PATTAYA, Thailand – The Thai baht continues to strengthen, opening Thursday morning at 31.73 baht to the US dollar, a slight but symbolic appreciation from its previous close of 31.82. Krungthai Global Markets noted the currency’s sideways movement before firming up as global traders digested the US Federal Reserve’s latest rate decision and comments from Fed Chair Jerome Powell.

What looks like a routine financial update in Bangkok feels very different on the ground in Pattaya. Every uptick in the baht lands like a quiet blow to the city’s tourism-driven economy, where long-term visitors and seasonal travelers are watching their spending power shrink week by week.



For many foreign retirees, digital nomads, and winter travelers—the backbone of Pattaya’s off-peak economy—the once-favourable exchange rate is now eroding daily budgets. A stronger baht means higher everyday costs, pricier hotel stays, and less willingness to dine out or spend on entertainment. Local businesses, from bars to small family restaurants, are already reporting thinner crowds and lower average spending per guest.

Vendors along Beach Road say the same thing: tourists are still coming, but they are buying less. A German long-term visitor summed up the mood bluntly last week: “It’s not the women or their smiles anymore—it’s the exchange rate that decides whether I stay or go.”


Pattaya’s economy is uniquely vulnerable to currency swings. Unlike Bangkok, which benefits from diversified business sectors, or Phuket, which caters to high-spending short-term tourists, Pattaya relies heavily on longer stays and repeat visitors—precisely the groups most sensitive to exchange rates. When the baht strengthens just a bit, their daily budgets weaken a lot.
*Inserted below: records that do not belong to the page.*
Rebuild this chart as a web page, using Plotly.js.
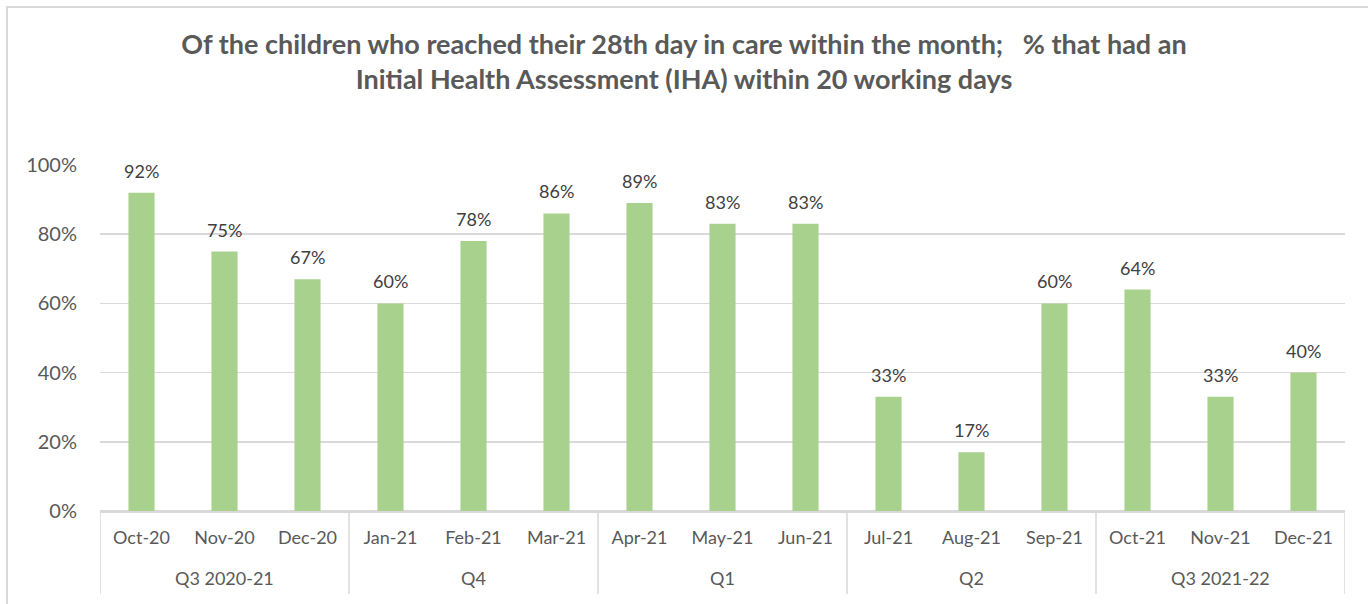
<!DOCTYPE html>
<html>
<head>
<meta charset="utf-8">
<script src="https://cdn.plot.ly/plotly-3.0.1.min.js"></script>
<style>
html,body{margin:0;padding:0;background:#fff;}
#frame{position:absolute;left:6px;top:6px;width:1500px;height:800px;border-left:2px solid #D9D9D9;border-top:2px solid #D9D9D9;z-index:0;}
#chart{position:absolute;left:0;top:0;width:1368px;height:604px;z-index:1;}
</style>
</head>
<body>
<div id="frame"></div>
<div id="chart"></div>
<script>
const groups = ["Q3 2020-21","Q4","Q1","Q2","Q3 2021-22"];
const groupSizes = [3,3,3,3,3];
const months = ["Oct-20","Nov-20","Dec-20","Jan-21","Feb-21","Mar-21","Apr-21","May-21","Jun-21","Jul-21","Aug-21","Sep-21","Oct-21","Nov-21","Dec-21"];
const values = [0.92,0.75,0.67,0.60,0.78,0.86,0.89,0.83,0.83,0.33,0.17,0.60,0.64,0.33,0.40];
const labels = ["92%","75%","67%","60%","78%","86%","89%","83%","83%","33%","17%","60%","64%","33%","40%"];

const FONT = "Lato, 'Open Sans', sans-serif";
const GRID = "#D9D9D9";

const trace = {
  type: "bar",
  x: months,
  y: values,
  marker: {color: "#A9D18E"},
  hoverinfo: "none"
};

const annotations = values.map((v, i) => ({
  x: months[i], y: v, xref: "x", yref: "y",
  text: labels[i], showarrow: false,
  yanchor: "bottom", yshift: 9,
  font: {family: FONT, size: 18, color: "#404040"}
}));

const shapes = [];
let start = 0;
groups.forEach((g, k) => {
  const n = groupSizes[k];
  const mid = start + (n - 1) / 2;
  annotations.push({
    x: mid, y: -0.1936, xref: "x", yref: "paper",
    text: g, showarrow: false, yanchor: "middle",
    font: {family: FONT, size: 18, color: "#595959"}
  });
  shapes.push({type: "line", xref: "x", yref: "paper", x0: start - 0.5, x1: start - 0.5, y0: 0, y1: -0.24, line: {color: GRID, width: 1.5}});
  start += n;
});
shapes.push({type: "line", xref: "x", yref: "paper", x0: start - 0.5, x1: start - 0.5, y0: 0, y1: -0.24, line: {color: GRID, width: 1.5}});

const layout = {
  width: 1368, height: 604,
  margin: {l: 100, r: 23, t: 165, b: 93},
  paper_bgcolor: "rgba(0,0,0,0)", plot_bgcolor: "rgba(0,0,0,0)",
  showlegend: false,
  bargap: 0.685,
  title: {
    text: "<b>Of the children who reached their 28th day in care within the month;   % that had an<br>Initial Health Assessment (IHA) within 20 working days</b>",
    x: 0.5, xanchor: "center", y: 0.91, yanchor: "top",
    font: {family: FONT, size: 27, color: "#595959"}
  },
  xaxis: {
    type: "category",
    range: [-0.5, months.length - 0.5],
    showline: true, linecolor: GRID, linewidth: 1.5,
    tickfont: {family: FONT, size: 18, color: "#595959"},
    ticks: "", showgrid: false, ticklabelstandoff: 10
  },
  yaxis: {
    range: [0, 1], dtick: 0.2, tickformat: ".0%",
    showgrid: true, gridcolor: GRID, gridwidth: 1.5,
    zeroline: true, zerolinecolor: GRID, zerolinewidth: 1.5,
    tickfont: {family: FONT, size: 20, color: "#595959"},
    ticks: "", ticklabelstandoff: 22
  },
  annotations: annotations,
  shapes: shapes
};

Plotly.newPlot("chart", [trace], layout, {staticPlot: true, displayModeBar: false});
</script>
</body>
</html>
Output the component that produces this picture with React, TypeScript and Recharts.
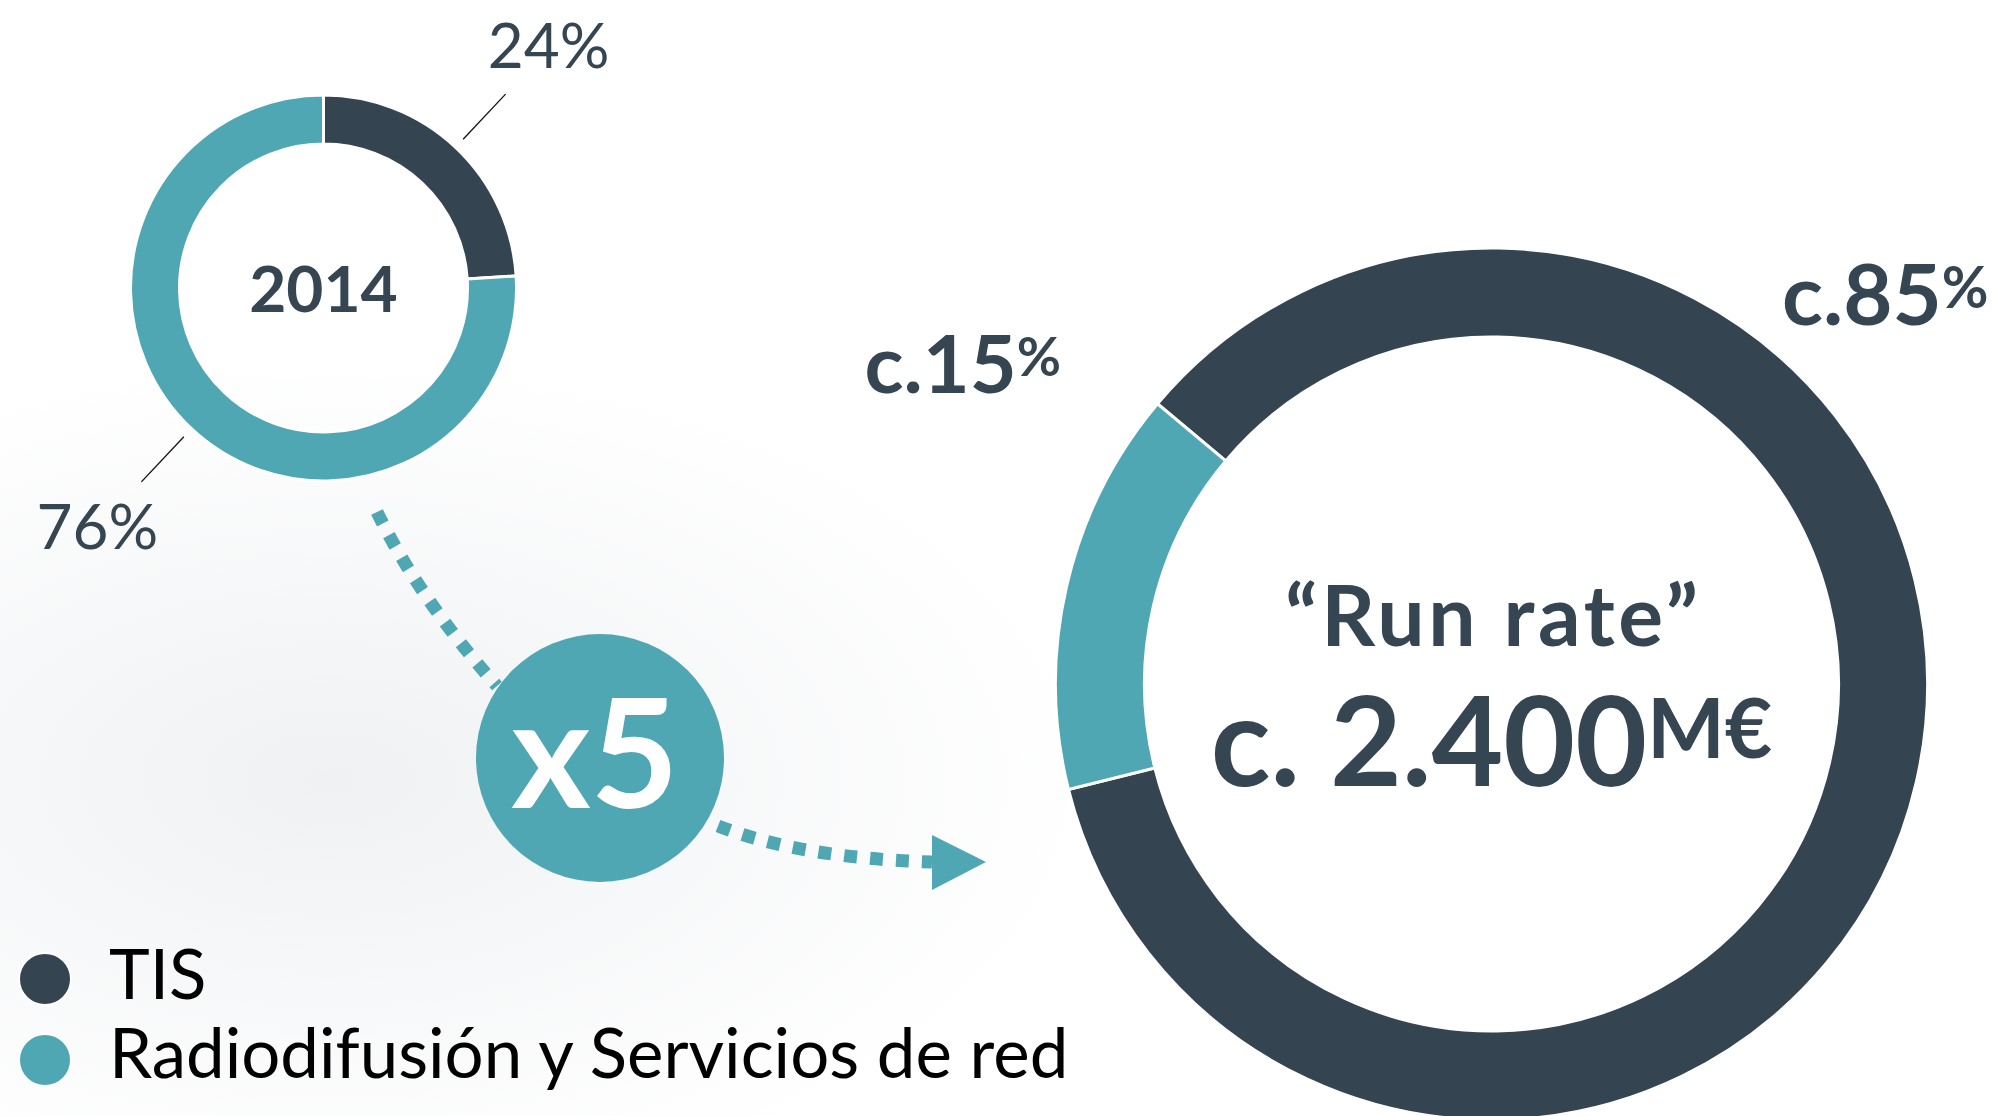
import React from 'react';
import { PieChart, Pie, Cell, Legend } from 'recharts';

// Business lines and their revenue share
const categories = ['TIS', 'Radiodifusión y Servicios de red'];
const share2014 = [24, 76];
const shareRunRate = [85, 15];

// Headline texts
const yearLabel = '2014';
const runRateTitle = '“Run rate”';
const runRateValue = 'c. 2.400';
const runRateUnit = 'M€';
const growthLabel = 'x5';

const COLORS = ['#344450', '#50a7b4'];
const TEXT = '#354552';
const FONT = "Lato, 'Open Sans', sans-serif";

const data2014 = categories.map((name, i) => ({ name, value: share2014[i] }));
const dataRunRate = categories.map((name, i) => ({ name, value: shareRunRate[i] }));

const RAD = Math.PI / 180;

// Percentage labels with a short radial leader line (2014 ring)
const ShareLabel = (props: any) => {
  const { cx, cy, midAngle, outerRadius, value } = props;
  const a = -midAngle * RAD;
  const r1 = outerRadius + 11;
  const r2 = outerRadius + 73;
  const x1 = cx + r1 * Math.cos(a);
  const y1 = cy + r1 * Math.sin(a);
  const x2 = cx + r2 * Math.cos(a);
  const y2 = cy + r2 * Math.sin(a);
  const right = Math.cos(a) >= 0;
  const tx = right ? x2 + 43 : x2 - 44;
  const ty = right ? y2 - 26 : y2 + 67;
  return (
    <g>
      <line x1={x1} y1={y1} x2={x2} y2={y2} stroke="#111" strokeWidth={1.3} />
      <text x={tx} y={ty} textAnchor="middle" fill={TEXT} fontFamily={FONT} fontSize={62}>
        {`${value}%`}
      </text>
    </g>
  );
};

// Placement of the run-rate share labels around the large ring
const runRateLabelPos = [
  { dx: 497, dy: -359, anchor: 'end', size: 85, pct: 57 },
  { dx: -627, dy: -291, anchor: 'start', size: 81, pct: 54 },
];

const RunRateLabel = (props: any) => {
  const { cx, cy, index, value } = props;
  const p = runRateLabelPos[index];
  return (
    <text
      x={cx + p.dx}
      y={cy + p.dy}
      textAnchor={p.anchor}
      fill={TEXT}
      fontFamily={FONT}
      fontWeight={700}
      fontSize={p.size}
    >
      {`c.${value}`}
      <tspan fontSize={p.pct} dy={-17}>%</tspan>
    </text>
  );
};

const LegendContent = () => (
  <svg width={1100} height={186}>
    {categories.map((name, i) => (
      <g key={name}>
        <circle cx={45} cy={49 + i * 81} r={26} fill={COLORS[i]} stroke="#fff" strokeWidth={2} />
        <text x={109} y={69 + i * 79} fill="#000" fontFamily={FONT} fontSize={69}>
          {name}
        </text>
      </g>
    ))}
  </svg>
);

export default function App() {
  const smallC = { x: 323.5, y: 288 };
  const bigC = { x: 1491.5, y: 684 };
  const bubble = { x: 600, y: 758, r: 124 };
  return (
    <div
      style={{
        position: 'absolute',
        left: 0,
        top: 0,
        width: 1999,
        height: 1116,
        overflow: 'hidden',
        background:
          'radial-gradient(ellipse 760px 420px at 330px 780px, #eff1f3 0%, rgba(255,255,255,0) 100%), #ffffff',
      }}
    >
      <PieChart width={1999} height={1116} margin={{ top: 0, right: 0, bottom: 0, left: 0 }}>
        {/* growth arrows */}
        <path
          d="M377,512 Q420,600 497,686"
          fill="none"
          stroke={COLORS[1]}
          strokeWidth={13}
          strokeDasharray="13 13"
        />
        <path
          d="M718,826 Q800,858 932,862"
          fill="none"
          stroke={COLORS[1]}
          strokeWidth={13}
          strokeDasharray="13 13"
        />
        <polygon points="932,835 986,862 932,890" fill={COLORS[1]} />
        <circle cx={bubble.x} cy={bubble.y} r={bubble.r} fill={COLORS[1]} />
        <text
          x={bubble.x - 5}
          y={808}
          textAnchor="middle"
          fill="#fff"
          fontFamily={FONT}
          fontWeight={700}
          fontSize={152}
        >
          {growthLabel}
        </text>

        <Pie
          data={data2014}
          dataKey="value"
          nameKey="name"
          cx={smallC.x}
          cy={smallC.y}
          innerRadius={144}
          outerRadius={193}
          startAngle={90}
          endAngle={-270}
          stroke="#ffffff"
          strokeWidth={3}
          label={ShareLabel}
          labelLine={false}
          isAnimationActive={false}
        >
          {data2014.map((d, i) => (
            <Cell key={d.name} fill={COLORS[i]} />
          ))}
        </Pie>

        <Pie
          data={dataRunRate}
          dataKey="value"
          nameKey="name"
          cx={bigC.x}
          cy={bigC.y}
          innerRadius={347}
          outerRadius={436}
          startAngle={194}
          endAngle={554}
          stroke="#ffffff"
          strokeWidth={3}
          label={RunRateLabel}
          labelLine={false}
          isAnimationActive={false}
        >
          {dataRunRate.map((d, i) => (
            <Cell key={d.name} fill={COLORS[i]} />
          ))}
        </Pie>

        <text
          x={smallC.x}
          y={312}
          textAnchor="middle"
          fill={TEXT}
          fontFamily={FONT}
          fontWeight={700}
          fontSize={64}
        >
          {yearLabel}
        </text>

        {/* two-line headline in the centre of the large ring */}
        <text
          x={bigC.x}
          y={646}
          textAnchor="middle"
          fill={TEXT}
          fontFamily={FONT}
          fontWeight={700}
          fontSize={84}
          textLength={413}
          lengthAdjust="spacing"
        >
          {runRateTitle}
        </text>
        <text
          x={bigC.x}
          y={786}
          textAnchor="middle"
          fill={TEXT}
          fontFamily={FONT}
          fontWeight={700}
          fontSize={124}
        >
          {runRateValue}
          <tspan fontSize={82} dy={-28}>{runRateUnit}</tspan>
        </text>

        <Legend
          content={LegendContent}
          wrapperStyle={{ position: 'absolute', left: 0, top: 930, width: 1100, height: 186 }}
        />
      </PieChart>
    </div>
  );
}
The irony is hard to miss: Thailand celebrates tourist arrival numbers, yet the very people staying the longest and spending the most are feeling squeezed out. Inflation, higher service charges, and the persistent dual-pricing perception only add to the sense that Pattaya is becoming less value-for-money than it once was.


With the baht now moving in a narrow but firming range of 31.65–31.85 per dollar, businesses privately worry that the high season might not deliver the windfall they were counting on. A bartender in Soi Buakhao put it simply: “People still drink. Just fewer cocktails and more questions about prices.”

If the baht keeps its upward momentum, Pattaya could find itself facing a paradox—full beaches, busy streets, and an economy that still feels like it’s running on half power. The city needs visitors who don’t just arrive, but spend. And right now, the strong baht is making sure they spend less than ever.